[CMake] link_libraries vs target_link_libraries

Andreas Pakulat apaku at gmx.de
Tue Nov 11 12:12:33 EST 2008


On 11.11.08 14:12:39, Fernando Cacciola wrote:
> Hi Andreas,
>
>> On 10.11.08 12:01:13, Fernando Cacciola wrote:
>>> The CGAL library (www.cgal.org) uses cmake as build system. Thus, our 
>>>  users do:
>>>
>>> find_package(CGAL REQUIRED)
>>> include( ${CGAL_USE_FILE} )
>>> ...
>>>
>>>
>>> UseCGAL.cmake, as all such files, call include_directories,   
>>> add_definitions and overrides (under certain circumstances) the   
>>> compiler/linker flags that were used to build the CGAL library.
>>>
>>> These are all settings that affect any target added after the 
>>> inclusion  of UseCGAL.cmake.
>>>
>>> However, following the recommended practice (according to the   
>>> documentation of the deprecated link_libraries command), UseCGAL DOES 
>>>  NOT call link_libraries. Instead, it realies on the user calling   
>>> target_link_libraries himself.
>>>
>>> Well, I'm questioning this recommended practice because it's half 
>>> baked:  It makes sense to allow users to control which targets are 
>>> linked  against CGAL, but NOT if OTOH they cannot control which 
>>> targets are  given the CGAL include directories, definitions and 
>>> flags.
>>>
>>> That is, IMO, target_link_libraries makes little sense in the absence 
>>> of  target_include_directories, target_add_definitions and 
>>> target_*_FLAGS.
>>>
>>> What it's so special about linking that only that command can be made 
>>>  target specific???
>>>
>>> Or am I missing something?
>>
>> There are projects that have headers that are usable without linking
>> against any library. There are also projects installing their headers into
>> a common place, that have multiple libraries. In that latter case you'd
>> have include_directories() point to the common place for the headers, but
>> obviously you can't know which of the libraries needs to be linked in.
>>
> Who is you in your sentence?
>
> The UseXYZ modules which depends on the parameters to find_package(XYZ)  
> certainly knows it.

No it doesn't. UseXXX is a "global" thing, so it can't know which of the
targets in a project need which files.

>> Boost is a good example (albeit it doesn't use cmake to build itself).
>> There are various libraries shipped with it, they all install their headers
>> into <includedir>/boost/<libraryname>/ and the libs are of course directly
>> in <libdir>. And its common practice to have only <includedir>/boost in the
>> include-directories.
> >
> And BOOST_LIBRARIES is defined as a list of all libraries indicated by  
> the user as boost components.

Right, but those are all I'm going to use in my project, which might or
might not be different from those that I want on target A and B.
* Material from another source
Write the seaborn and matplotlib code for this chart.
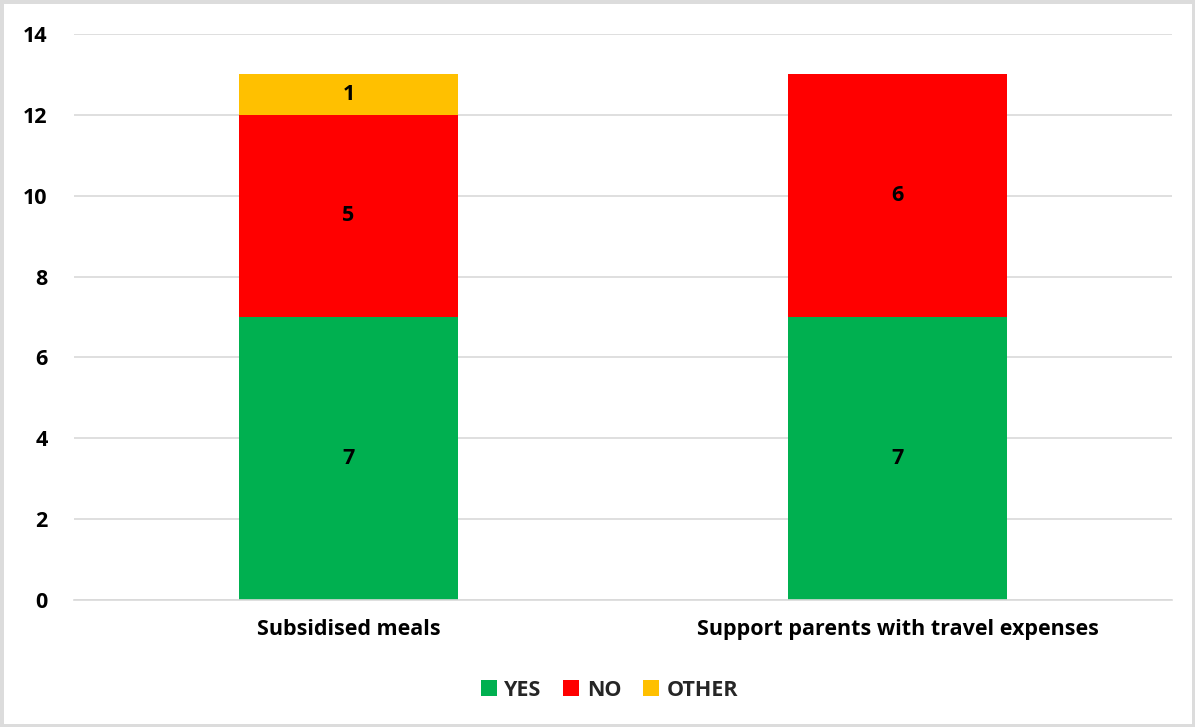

> So, if there where a UseBoost.cmake file  
> which would do
>
>   include_directories( ${BOOST_INCLUDE_DIR} )
>   add_definitions( ${BOOST_DEFINITIONS} )
>
> then wouldn't it make sense for it to do
>
>   link_libraries( ${BOOST_LIBRARIES} )
>
> as well?

That would mean _all_ my targets link against those libraries, which is
completely wrong. In fact I don't understand why include_directories and
add_definitions are not deprecated as well, those might not be wanted or
can possibly even cause problems when building targets that don't depend on
them.

> My point is that if a UseXYZ file defines taget-wide settings such as  

Its not target-wide, its project-wide - or at least directory wide. So even
if you have all boost-linking targets of your project in one directory, you
might not want all of them to link against all the boost libs you use.
Maybe there are one or two libs that only need a subset of the boost-libs.

Andreas

-- 
You have a reputation for being thoroughly reliable and trustworthy.
A pity that it's totally undeserved.